«Zimmer frei» heisst es derzeit in zahlreichen Alters- und Pflegeinstitutionen. / Bild: Shutterstock
Emmental/Entlebuch: Viele Alters- und Pflegeheime haben derzeit mehr leere Betten als vor der Corona-Pandemie. Einen Imageschaden für die Branche befürchten sie jedoch nicht.
Im Corona-Jahr 2020 hat sich die Berichterstattung über Alterspflegeeinrichtungen in der Deutschschweiz mehr als verdoppelt, wie ein Forschungsprojekt der Fachhochschule Nordwestschweiz und Infolinemed aufzeigt. Vorherrschendes Thema war dabei das Corona-Virus. So verwendeten die Medien diesen Begriff fast 128´000 Mal in Zusammenhang mit Alterspflegeeinrichtungen. Auch «Fälle», «BAG», «Corona-Krise» und «Quarantäne» tauchten häufig auf. Ausserdem waren Krankheit, Tod und Sterben dominantere Themen in der Berichterstattung über Pflegeinstitutionen als in Vorjahren.
Haben die Institutionen einen Imageschaden zu befürchten, der sich auf die Bettenbelegung auswirkt?
Besuchsstopp wirkt nach
«Viele Seniorinnen und Senioren verschieben den Eintritt in eine Pflegeinstitution. Sie warten ab, wie sich die Lage entwickelt», stellt Sevan Nalbandian fest. Er ist Geschäftsführer von Curaviva Bern, dem Verband der Alters- und Pflegeinstitutionen im Kanton Bern. Insbesondere der behördlich angeordnete Besuchsstopp während der ersten Welle habe sich in den Köpfen festgesetzt. Konkrete Zahlen zu den aktuell freien Betten hat er zwar nicht. «Doch ich erhalte regelmässig Rückmeldungen, dass es schwieriger geworden sei, sie wieder zu belegen.» Dies bestätigt auch eine Umfrage in der Region (siehe Kasten).
Wie eine Studie des Forschungs- und Beratungsunternehmens Infras im Auftrag des Bundesamts für Gesundheit aufzeigt, sind 60 Prozent der Pflegeinstitutionen in der Schweiz von einer Reduktion von Neueintritten und einer geringeren Bettenbelegung betroffen. Angaben zur ersten Welle hat Curaviva Schweiz. Von Ende Februar bis Ende Mai 2020 hat gemäss ihrer Erhebung die Bettenbelegung von 93,2 auf 90,1 Prozent abgenommen.

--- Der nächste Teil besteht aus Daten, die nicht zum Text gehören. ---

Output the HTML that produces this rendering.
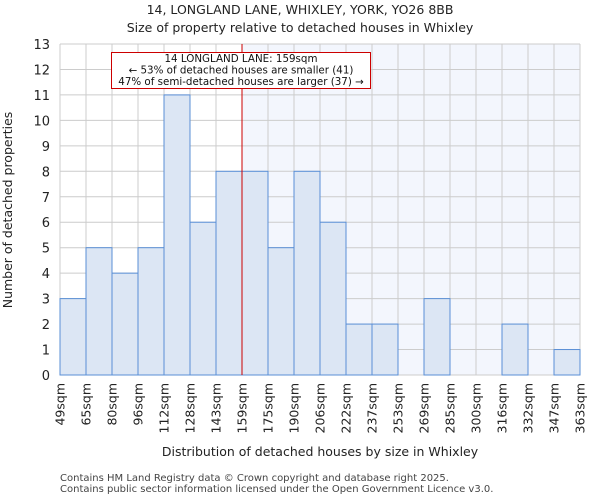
<!DOCTYPE html>
<html><head><meta charset="utf-8"><style>
body{margin:0;background:#fff;font-family:"DejaVu Sans","Liberation Sans",sans-serif;}
</style></head><body>
<svg width="600" height="500" xmlns="http://www.w3.org/2000/svg" font-family="DejaVu Sans, Liberation Sans, sans-serif">
<g id="root"></g>
</svg>
<script>
const edges=["49sqm","65sqm","80sqm","96sqm","112sqm","128sqm","143sqm","159sqm","175sqm","190sqm","206sqm","222sqm","237sqm","253sqm","269sqm","285sqm","300sqm","316sqm","332sqm","347sqm","363sqm"];
const counts=[3,5,4,5,11,6,8,8,5,8,6,2,2,0,3,0,0,2,0,1];
const yTicks=[0,1,2,3,4,5,6,7,8,9,10,11,12,13];
const markerIndex=7;
const L=60,R=580,T=44,B=375,yMax=13;
const n=counts.length,bw=(R-L)/n;
const X=i=>L+i*bw, Y=v=>B-(B-T)*v/yMax;
const ns="http://www.w3.org/2000/svg",root=document.getElementById('root');
function mk(t,a,p){const e=document.createElementNS(ns,t);for(const k in a)e.setAttribute(k,a[k]);(p||root).appendChild(e);return e;}
let e;
e=mk('rect',{x:X(markerIndex),y:T,width:R-X(markerIndex),height:B-T,fill:'#f3f6fd'});


for(const v of yTicks){e=mk('line',{x1:L,x2:R,y1:Y(v),y2:Y(v),stroke:'#cccccc','stroke-width':1});


e=mk('text',{x:L-10,y:Y(v)+5,'text-anchor':'end','font-size':13,fill:'#222'});e.textContent=v;

}
for(let i=0;i<=n;i++){e=mk('line',{x1:X(i),x2:X(i),y1:T,y2:B,stroke:'#cccccc','stroke-width':1});


e=mk('text',{transform:`translate(${X(i)+4.5},${B+8}) rotate(-90)`,'text-anchor':'end','font-size':12.5,fill:'#222'});e.textContent=edges[i];

}
counts.forEach((c,i)=>{if(!c)return;e=mk('rect',{x:X(i),y:Y(c),width:bw,height:B-Y(c),fill:'#dce6f4',stroke:'#5a8fd6','stroke-width':1});

});
e=mk('line',{x1:X(markerIndex),x2:X(markerIndex),y1:T,y2:B,stroke:'#cc0000','stroke-width':1});


e=mk('rect',{x:111.5,y:52.5,width:259,height:36,fill:'#fff',stroke:'#cc0000','stroke-width':1});


[["14 LONGLAND LANE: 159sqm",63],["← 53% of detached houses are smaller (41)",74.5],["47% of semi-detached houses are larger (37) →",86]].forEach(([t,y])=>{e=mk('text',{x:241,y:y-1,'text-anchor':'middle','font-size':10.3,fill:'#111'});e.textContent=t;

});
function txt(t,a,name){e=mk('text',a);e.textContent=t;}
txt("14, LONGLAND LANE, WHIXLEY, YORK, YO26 8BB",{x:300,y:14,'text-anchor':'middle','font-size':12.5,fill:'#222'},'chart-title');
txt("Size of property relative to detached houses in Whixley",{x:300,y:32,'text-anchor':'middle','font-size':12.5,fill:'#222'},'chart-subtitle');
txt("Distribution of detached houses by size in Whixley",{x:320,y:456,'text-anchor':'middle','font-size':12.5,fill:'#222'},'x-axis-title');
e=mk('text',{transform:'translate(12,210) rotate(-90)','text-anchor':'middle','font-size':12.5,fill:'#222'});e.textContent="Number of detached properties";


txt("Contains HM Land Registry data © Crown copyright and database right 2025.",{x:60,y:481,'font-size':10,fill:'#444'},'footer-line-1');
txt("Contains public sector information licensed under the Open Government Licence v3.0.",{x:60,y:492,'font-size':10,fill:'#444'},'footer-line-2');
</script>
</body></html>
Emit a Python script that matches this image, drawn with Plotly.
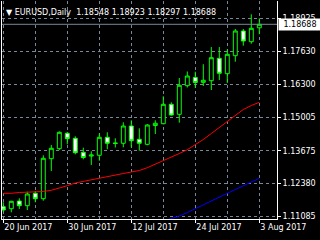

Finanzielle Situation verschlechtert
Eine geringere Auslastung wirkt sich auf die Finanzen der Alters- und Pflegeheime aus. 80 Prozent der Institu-
tionen geben in der Infras-Studie an, dass sich ihre finanzielle Situation durch die Pandemie verschlechtert habe. «Das Finanzierungsmodell funktioniert nur, wenn sehr viele Betten belegt sind», hält Sevan Nalbandian von Curaviva Bern fest. Dauere eine Unterbelegung längere Zeit an, könne das zu Problemen führen. Die Situation werde dadurch verschärft, als durch die Schutzmassnahmen auch ein deutlicher Mehraufwand resultiere (Material, mehr Personal zum Beispiel für Besuchererfassung und zusätzliche Reinigung). Gemäss einer Erhebung von Curaviva Schweiz betrugen die Mehrkosten und Mindereinnahmen ausserhalb der Pflegefinanzierung allein in der ersten Welle schweizweit 160 Millionen Franken. Der Branchenverband erwartet von den Kantonen, dass diese die ungedeckten Kosten mittragen.
Trotz des schwierigen Umfeldes hofft der Geschäftsführer von Curaviva Bern, dass sich die Situation für die Pflegeinstitutionen rasch bessert. Diese sehen es positiv: Von einem Imageschaden gehen in der Infras-Studie weniger als 20 Prozent der Befragten aus. Gestützt wird diese Aussage durch die Bewertung der Angehörigen: 85 Prozent sind eher oder sehr zufrieden, wie die Institutionen mit der Pandemie umgegangen sind.